WHAT YOU ARE ASKED TO DO:
Output the full listing below exactly, without the pictures.

GIVEN INFORMATION:
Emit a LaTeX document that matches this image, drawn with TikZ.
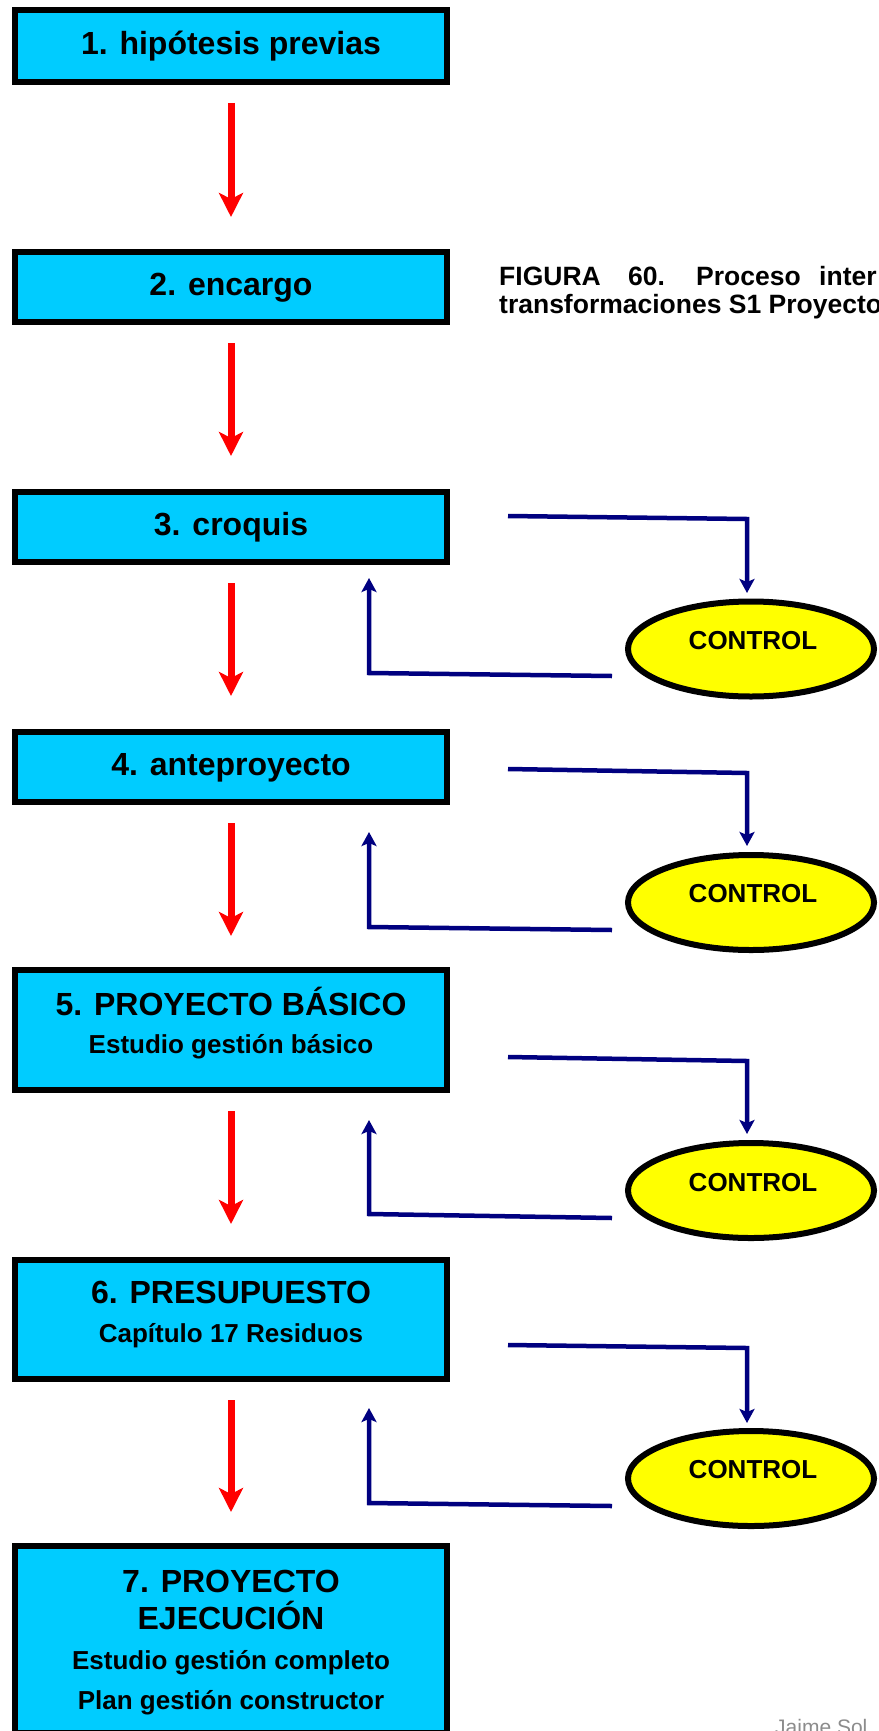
\documentclass[tikz,border=0pt]{standalone}
\usepackage{fontspec}
\setmainfont{Liberation Sans}
\usetikzlibrary{arrows.meta,shapes.geometric}
\definecolor{boxcyan}{RGB}{0,204,255}
\definecolor{ctrlyellow}{RGB}{255,255,0}
\definecolor{navyline}{RGB}{0,0,128}
\definecolor{redarrow}{RGB}{255,0,0}
\definecolor{wmgray}{RGB}{140,140,140}
\begin{document}
\begin{tikzpicture}[x=1pt,y=-1pt,
  stagebox/.style={draw=black,fill=boxcyan,line width=6pt,rectangle,inner sep=0pt,minimum width=432pt},
  titletxt/.style={anchor=base,inner sep=0pt,font=\fontsize{32}{38}\selectfont\bfseries},
  subtxt/.style={anchor=base,inner sep=0pt,font=\fontsize{26}{31}\selectfont\bfseries},
  ctrlnode/.style={draw=black,fill=ctrlyellow,line width=6pt,ellipse,inner sep=0pt,minimum width=246pt,minimum height=95pt},
  ctrltxt/.style={inner sep=0pt,font=\fontsize{26}{31}\selectfont\bfseries},
  captxt/.style={anchor=base west,inner sep=0pt,font=\fontsize{26.5}{31}\selectfont\bfseries},
  redarr/.style={draw=redarrow,line width=7pt,-{Stealth[length=24pt,width=24pt,inset=6pt]}},
  navyarr/.style={draw=navyline,line width=4.5pt,line join=miter,-{Stealth[length=14pt,width=15pt,inset=3pt]}},
]
\useasboundingbox (0,0) rectangle (878,1731);
\fill[white] (0,0) rectangle (878,1731);

% stage boxes
\node[stagebox,minimum height=72pt] (b1) at (231,46) {};
\node[stagebox,minimum height=70pt] (b2) at (231,287) {};
\node[stagebox,minimum height=70pt] (b3) at (231,527) {};
\node[stagebox,minimum height=70pt] (b4) at (231,767) {};
\node[stagebox,minimum height=120pt] (b5) at (231,1030) {};
\node[stagebox,minimum height=119pt] (b6) at (231,1319.5) {};
\node[stagebox,minimum height=187pt] (b7) at (231,1639.5) {};

% box texts
\node[titletxt] (t1) at (231,55) {1. hipótesis previas};
\node[titletxt] (t2) at (231,295) {2. encargo};
\node[titletxt] (t3) at (231,535) {3. croquis};
\node[titletxt] (t4) at (231,775) {4. anteproyecto};
\node[titletxt] (t5a) at (231,1015) {5. PROYECTO BÁSICO};
\node[subtxt] (t5b) at (231,1053) {Estudio gestión básico};
\node[titletxt] (t6a) at (231,1303) {6. PRESUPUESTO};
\node[subtxt] (t6b) at (231,1342) {Capítulo 17 Residuos};
\node[titletxt] (t7a) at (231,1592) {7. PROYECTO};
\node[titletxt] (t7b) at (231,1629) {EJECUCIÓN};
\node[subtxt] (t7c) at (231,1669) {Estudio gestión completo};
\node[subtxt] (t7d) at (231,1709) {Plan gestión constructor};

% red flow arrows
\draw[redarr] ([yshift=-18pt]b1.south) -- ([yshift=32pt]b2.north);
\draw[redarr] ([yshift=-18pt]b2.south) -- ([yshift=33pt]b3.north);
\draw[redarr] ([yshift=-18pt]b3.south) -- ([yshift=33pt]b4.north);
\draw[redarr] ([yshift=-18pt]b4.south) -- ([yshift=31pt]b5.north);
\draw[redarr] ([yshift=-18pt]b5.south) -- ([yshift=33pt]b6.north);
\draw[redarr] ([yshift=-18pt]b6.south) -- ([yshift=31pt]b7.north);

% caption
\node[captxt] (cap1) at (499,285) {FIGURA};
\node[captxt] (cap2) at (628,285) {60.};
\node[captxt] (cap3) at (696,285) {Proceso};
\node[captxt] (cap4) at (819,285) {inter};
\node[captxt] (cap5) at (499,313) {transformaciones S1 Proyecto};

% control loops
\node[ctrlnode] (e3) at (751,649) {};
\node[ctrltxt] (c3t) at (753,641) {CONTROL};
\coordinate (s3) at (508,516); \coordinate (k3) at (747,519); \coordinate (d3) at (747,593);
\coordinate (r3) at (612,676); \coordinate (l3) at (369,673); \coordinate (u3) at (369,578);
\draw[navyarr] (s3) -- (k3) -- (d3);
\draw[navyarr] (r3) -- (l3) -- (u3);

\node[ctrlnode] (e4) at (751,902.5) {};
\node[ctrltxt] (c4t) at (753,894) {CONTROL};
\coordinate (s4) at (508,769); \coordinate (k4) at (747,773); \coordinate (d4) at (747,846);
\coordinate (r4) at (612,930); \coordinate (l4) at (369,927); \coordinate (u4) at (369,832);
\draw[navyarr] (s4) -- (k4) -- (d4);
\draw[navyarr] (r4) -- (l4) -- (u4);

\node[ctrlnode] (e5) at (751,1190.5) {};
\node[ctrltxt] (c5t) at (753,1183) {CONTROL};
\coordinate (s5) at (508,1057); \coordinate (k5) at (747,1061); \coordinate (d5) at (747,1134);
\coordinate (r5) at (612,1218); \coordinate (l5) at (369,1214); \coordinate (u5) at (369,1120);
\draw[navyarr] (s5) -- (k5) -- (d5);
\draw[navyarr] (r5) -- (l5) -- (u5);

\node[ctrlnode] (e6) at (751,1478.5) {};
\node[ctrltxt] (c6t) at (753,1470) {CONTROL};
\coordinate (s6) at (508,1345); \coordinate (k6) at (747,1348); \coordinate (d6) at (747,1423);
\coordinate (r6) at (612,1506); \coordinate (l6) at (369,1503); \coordinate (u6) at (369,1408);
\draw[navyarr] (s6) -- (k6) -- (d6);
\draw[navyarr] (r6) -- (l6) -- (u6);

% watermark
\node[anchor=base west,inner sep=0pt,text=wmgray,font=\fontsize{21}{25}\selectfont] (wm) at (775,1734) {Jaime Sol};
\end{tikzpicture}
\end{document}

REPLY:
Emit a LaTeX document that matches this image, drawn with TikZ.
\documentclass[tikz,border=0pt]{standalone}
\usepackage{fontspec}
\setmainfont{Liberation Sans}
\usetikzlibrary{arrows.meta,shapes.geometric}
\definecolor{boxcyan}{RGB}{0,204,255}
\definecolor{ctrlyellow}{RGB}{255,255,0}
\definecolor{navyline}{RGB}{0,0,128}
\definecolor{redarrow}{RGB}{255,0,0}
\definecolor{wmgray}{RGB}{140,140,140}
\begin{document}
\begin{tikzpicture}[x=1pt,y=-1pt,
  stagebox/.style={draw=black,fill=boxcyan,line width=6pt,rectangle,inner sep=0pt,minimum width=432pt},
  titletxt/.style={anchor=base,inner sep=0pt,font=\fontsize{32}{38}\selectfont\bfseries},
  subtxt/.style={anchor=base,inner sep=0pt,font=\fontsize{26}{31}\selectfont\bfseries},
  ctrlnode/.style={draw=black,fill=ctrlyellow,line width=6pt,ellipse,inner sep=0pt,minimum width=246pt,minimum height=95pt},
  ctrltxt/.style={inner sep=0pt,font=\fontsize{26}{31}\selectfont\bfseries},
  captxt/.style={anchor=base west,inner sep=0pt,font=\fontsize{26.5}{31}\selectfont\bfseries},
  redarr/.style={draw=redarrow,line width=7pt,-{Stealth[length=24pt,width=24pt,inset=6pt]}},
  navyarr/.style={draw=navyline,line width=4.5pt,line join=miter,-{Stealth[length=14pt,width=15pt,inset=3pt]}},
]
\useasboundingbox (0,0) rectangle (878,1731);
\fill[white] (0,0) rectangle (878,1731);

% stage boxes
\node[stagebox,minimum height=72pt] (b1) at (231,46) {};
\node[stagebox,minimum height=70pt] (b2) at (231,287) {};
\node[stagebox,minimum height=70pt] (b3) at (231,527) {};
\node[stagebox,minimum height=70pt] (b4) at (231,767) {};
\node[stagebox,minimum height=120pt] (b5) at (231,1030) {};
\node[stagebox,minimum height=119pt] (b6) at (231,1319.5) {};
\node[stagebox,minimum height=187pt] (b7) at (231,1639.5) {};

% box texts
\node[titletxt] (t1) at (231,55) {1. hipótesis previas};
\node[titletxt] (t2) at (231,295) {2. encargo};
\node[titletxt] (t3) at (231,535) {3. croquis};
\node[titletxt] (t4) at (231,775) {4. anteproyecto};
\node[titletxt] (t5a) at (231,1015) {5. PROYECTO BÁSICO};
\node[subtxt] (t5b) at (231,1053) {Estudio gestión básico};
\node[titletxt] (t6a) at (231,1303) {6. PRESUPUESTO};
\node[subtxt] (t6b) at (231,1342) {Capítulo 17 Residuos};
\node[titletxt] (t7a) at (231,1592) {7. PROYECTO};
\node[titletxt] (t7b) at (231,1629) {EJECUCIÓN};
\node[subtxt] (t7c) at (231,1669) {Estudio gestión completo};
\node[subtxt] (t7d) at (231,1709) {Plan gestión constructor};

% red flow arrows
\draw[redarr] ([yshift=-18pt]b1.south) -- ([yshift=32pt]b2.north);
\draw[redarr] ([yshift=-18pt]b2.south) -- ([yshift=33pt]b3.north);
\draw[redarr] ([yshift=-18pt]b3.south) -- ([yshift=33pt]b4.north);
\draw[redarr] ([yshift=-18pt]b4.south) -- ([yshift=31pt]b5.north);
\draw[redarr] ([yshift=-18pt]b5.south) -- ([yshift=33pt]b6.north);
\draw[redarr] ([yshift=-18pt]b6.south) -- ([yshift=31pt]b7.north);

% caption
\node[captxt] (cap1) at (499,285) {FIGURA};
\node[captxt] (cap2) at (628,285) {60.};
\node[captxt] (cap3) at (696,285) {Proceso};
\node[captxt] (cap4) at (819,285) {inter};
\node[captxt] (cap5) at (499,313) {transformaciones S1 Proyecto};

% control loops
\node[ctrlnode] (e3) at (751,649) {};
\node[ctrltxt] (c3t) at (753,641) {CONTROL};
\coordinate (s3) at (508,516); \coordinate (k3) at (747,519); \coordinate (d3) at (747,593);
\coordinate (r3) at (612,676); \coordinate (l3) at (369,673); \coordinate (u3) at (369,578);
\draw[navyarr] (s3) -- (k3) -- (d3);
\draw[navyarr] (r3) -- (l3) -- (u3);

\node[ctrlnode] (e4) at (751,902.5) {};
\node[ctrltxt] (c4t) at (753,894) {CONTROL};
\coordinate (s4) at (508,769); \coordinate (k4) at (747,773); \coordinate (d4) at (747,846);
\coordinate (r4) at (612,930); \coordinate (l4) at (369,927); \coordinate (u4) at (369,832);
\draw[navyarr] (s4) -- (k4) -- (d4);
\draw[navyarr] (r4) -- (l4) -- (u4);

\node[ctrlnode] (e5) at (751,1190.5) {};
\node[ctrltxt] (c5t) at (753,1183) {CONTROL};
\coordinate (s5) at (508,1057); \coordinate (k5) at (747,1061); \coordinate (d5) at (747,1134);
\coordinate (r5) at (612,1218); \coordinate (l5) at (369,1214); \coordinate (u5) at (369,1120);
\draw[navyarr] (s5) -- (k5) -- (d5);
\draw[navyarr] (r5) -- (l5) -- (u5);

\node[ctrlnode] (e6) at (751,1478.5) {};
\node[ctrltxt] (c6t) at (753,1470) {CONTROL};
\coordinate (s6) at (508,1345); \coordinate (k6) at (747,1348); \coordinate (d6) at (747,1423);
\coordinate (r6) at (612,1506); \coordinate (l6) at (369,1503); \coordinate (u6) at (369,1408);
\draw[navyarr] (s6) -- (k6) -- (d6);
\draw[navyarr] (r6) -- (l6) -- (u6);

% watermark
\node[anchor=base west,inner sep=0pt,text=wmgray,font=\fontsize{21}{25}\selectfont] (wm) at (775,1734) {Jaime Sol};
\end{tikzpicture}
\end{document}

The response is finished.